Прошел час, второй. Одноглазый не выходил из гробницы. Ходжа Насреддин терпеливо ждал, сидя на ветхом, истертом коврике в тени карагача и беседуя со стариком хранителем о дервишизме и его преимуществах перед всяким иным образом жизни.





– Ничего не иметь, ничего не желать, ни к чему не стремиться, ничего не бояться, а меньше всего – телесной смерти, – говорил старик. – Как иначе можно жить в этом скорбном мире, где ложь громоздится на ложь, где все клянутся, что хотят помочь друг другу, но помогают только умирать.

– Это не жизнь, а бесплотная тень ее, – возражал Ходжа Насреддин. – Жизнь – это битва, а не погребение себя заживо.

– Что касается внешней телесной жизни, то слова твои, путник, вполне справедливы, – отозвался старик. – Но ведь есть еще и внутренняя, духовная жизнь – единственное наше достояние, над которым не властен никто. Человек должен выбирать между пожизненным рабством и свободой, что достижима лишь во внутренней жизни и только ценой величайшего отречения от телесных благ.

– Ты нашел ее?

– Да, нашел. С тех пор как я отказался от всего излишнего – я не лгу, не раболепствую, не пресмыкаюсь, ибо не имею ничего, что могли бы у меня отнять. Разве мою старческую телесную жизнь?
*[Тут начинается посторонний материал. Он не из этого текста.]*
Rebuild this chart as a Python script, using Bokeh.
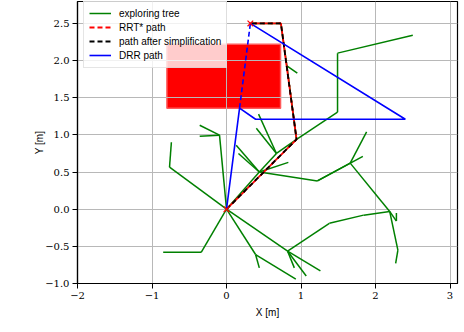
from bokeh.plotting import figure
from bokeh.models import FixedTicker, CustomJSTickFormatter, Range1d
from bokeh.embed import file_html
from bokeh.resources import INLINE

# ---- data ----
x_ticks = [-2, -1, 0, 1, 2, 3]
y_ticks = [-1.0, -0.5, 0.0, 0.5, 1.0, 1.5, 2.0, 2.5]

obstacle_left = [-0.80]
obstacle_right = [0.725]
obstacle_bottom = [1.36]
obstacle_top = [2.22]

start_x = [0.0]
start_y = [0.0]
goal_x = [0.32]
goal_y = [2.50]

# exploring tree edges (x0, y0) -> (x1, y1)
edge_x0 = [0.00, -0.765, 0.00, -0.094, -0.094, 0.00, -0.34, 0.00, 0.39, 0.39,
           0.00, 0.82, 0.82, 0.82, 0.82, 1.38, 1.84, 2.19, 2.30, 2.19, 2.28,
           0.00, 0.44, 0.44, 0.44, 0.67, 0.67, 0.44, 0.44, 1.22, 1.66, 1.22, 1.66,
           0.67, 0.94, 1.49, 1.49, 0.94, 0.81, 0.81, 0.73]
edge_y0 = [0.00, 0.565, 0.00, 0.996, 0.996, 0.00, -0.58, 0.00, -0.61, -0.61,
           0.00, -0.565, -0.565, -0.565, -0.565, -0.19, -0.08, -0.03, -0.55, -0.03, -0.16,
           0.00, 0.50, 0.50, 0.50, 0.75, 0.75, 0.50, 0.50, 0.38, 0.62, 0.38, 0.62,
           0.75, 0.94, 1.305, 2.10, 0.94, 1.93, 1.93, 2.50]
edge_x1 = [-0.765, -0.74, -0.094, -0.36, -0.36, -0.34, -0.85, 0.39, 0.44, 0.93,
           0.82, 1.07, 1.26, 0.91, 1.38, 1.84, 2.19, 2.30, 2.27, 2.28, 2.28,
           0.44, 0.13, 0.16, 0.67, 0.43, 0.40, 0.83, 1.22, 1.66, 1.88, 1.83, 2.19,
           0.94, 1.49, 1.49, 2.50, 0.81, 0.95, 0.73, 0.32]
edge_y1 = [0.565, 0.90, 0.996, 1.13, 0.98, -0.58, -0.58, -0.61, -0.79, -0.94,
           -0.565, -0.90, -0.83, -0.79, -0.19, -0.08, -0.03, -0.55, -0.73, -0.16, -0.05,
           0.50, 0.86, 0.75, 0.75, 1.28, 1.09, 0.63, 0.38, 0.62, 1.04, 0.71, -0.03,
           0.94, 1.305, 2.10, 2.34, 1.93, 1.83, 2.50, 2.50]

rrt_x = [0.00, 0.94, 0.73, 0.32]
rrt_y = [0.00, 0.94, 2.50, 2.50]
simp_x = [0.00, 0.94, 0.73, 0.32]
simp_y = [0.00, 0.94, 2.50, 2.50]
drr_x = [0.00, 0.175, 0.39, 2.40, 0.32]
drr_y = [0.00, 1.36, 1.21, 1.21, 2.50]
drr_dash_x = [0.175, 0.32]
drr_dash_y = [1.36, 2.50]

# ---- figure ----
p = figure(width=460, height=322, output_backend="svg", toolbar_location=None,
           x_range=Range1d(-2, 3.10), y_range=Range1d(-1, 2.795),
           min_border_left=77, min_border_right=3, min_border_top=1,
           min_border_bottom=39)

p.quad(left=obstacle_left, right=obstacle_right, bottom=obstacle_bottom,
       top=obstacle_top, fill_color="#ff0000", line_color="#ff5a5a",
       line_width=1.5, level="underlay")

p.segment(x0=edge_x0, y0=edge_y0, x1=edge_x1, y1=edge_y1, line_color="green",
          line_width=1.5, legend_label="exploring tree")

# RRT* path (legend entry, regular dashes)
p.line(rrt_x, rrt_y, line_color="#ff0000", line_width=1.8, line_dash="5 3",
       legend_label="RRT* path")
# shifted red dashes so the red shows in the gaps of the black dashes
p.line(rrt_x, rrt_y, line_color="#ff0000", line_width=1.8, line_dash="5 3",
       line_dash_offset=3)
p.line(simp_x, simp_y, line_color="black", line_width=1.8, line_dash="5 3",
       legend_label="path after simplification")
p.line(drr_x, drr_y, line_color="#0000ff", line_width=1.6, legend_label="DRR path")
p.line(drr_dash_x, drr_dash_y, line_color="#0000ff", line_width=1.6, line_dash="5 3")

p.scatter(start_x + goal_x, start_y + goal_y, marker="x", size=8,
          line_color="#ff0000", line_width=1.2)

# axes
p.xaxis.ticker = FixedTicker(ticks=x_ticks)
p.yaxis.ticker = FixedTicker(ticks=y_ticks)
p.xaxis.formatter = CustomJSTickFormatter(code="return tick.toFixed(0).replace('-', '\\u2212');")
p.yaxis.formatter = CustomJSTickFormatter(code="return tick.toFixed(1).replace('-', '\\u2212');")
p.xaxis.axis_label = "X [m]"
p.yaxis.axis_label = "Y [m]"
for ax in (p.xaxis, p.yaxis):
    ax.axis_label_text_font = "Liberation Sans"
    ax.axis_label_text_font_size = "10px"
    ax.axis_label_text_font_style = "normal"
    ax.axis_label_text_color = "black"
    ax.major_label_text_font = "DejaVu Serif"
    ax.major_label_text_font_size = "10px"
    ax.major_label_text_color = "black"
    ax.major_label_standoff = 3
    ax.major_tick_out = 5
    ax.major_tick_in = 0
    ax.minor_tick_out = 0
    ax.minor_tick_in = 0
    ax.axis_line_color = "black"
    ax.axis_line_width = 1.2
    ax.major_tick_line_color = "black"
p.xaxis.axis_label_standoff = 5
p.yaxis.axis_label_standoff = -3

p.xgrid.grid_line_color = "#b8b8b8"
p.ygrid.grid_line_color = "#b8b8b8"
p.xgrid.grid_line_width = 1
p.ygrid.grid_line_width = 1

p.outline_line_color = "black"
p.outline_line_width = 1.2
p.outline_line_alpha = 1

# legend
lg = p.legend[0]
lg.location = (6, 215)
lg.padding = 5
lg.spacing = 0
lg.margin = 0
lg.glyph_width = 22
lg.glyph_height = 14
lg.label_height = 14
lg.label_standoff = 8
lg.label_text_font = "Liberation Sans"
lg.label_text_font_size = "10px"
lg.label_text_color = "black"
lg.background_fill_color = "white"
lg.background_fill_alpha = 0.8
lg.border_line_color = "#cccccc"
lg.border_line_width = 1

open("out.html", "w").write(file_html(p, INLINE))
Пусть возьмут; говоря по правде, я не очень ею дорожу… Вот гробница Турахона; муллы не любят его, стража преследует его почитателей, но я, как видишь, не боюсь открыто служить ему – вполне бескорыстно, из одного лишь внутреннего влечения.

– Что бескорыстно, я вижу по твоей одежде, – заметил Ходжа Насреддин, указывая на халат старика, неописуемо рваный, пестрящий заплатами, с бахромою внизу – сшитый как будто из тех ленточек, и тряпочек, что висели вокруг на деревьях.

– Я не прошу многого от жизни, – продолжал старик. – Этот рваный халат, глоток воды, кусок ячменной лепешки – вот и все. А моя свобода всегда со мною, ибо она – в душе!

– Не в обиду тебе, почтенный старец, будь сказано, но ведь любой покойник еще свободнее, чем ты, ибо ему вовсе уж ничего не нужно от жизни, даже глотка воды! Но разве путь к свободе это обязательно путь к смерти?

– К смерти? Не знаю… Но к одиночеству – обязательно.

Помолчав, старик закончил со вздохом:

– Я давно одинок…

– Неправда! – отозвался Ходжа Насреддин. – В твоих речах я расслышал и боль за людей и жалость к ним. Твоя жалость будит отголосок во многих сердцах – значит, ты не одинок на земле. Живой человек одиноким не бывает никогда. Люди не одиноки, они едины; в этом – самая глубокая истина нашего совместного бытия!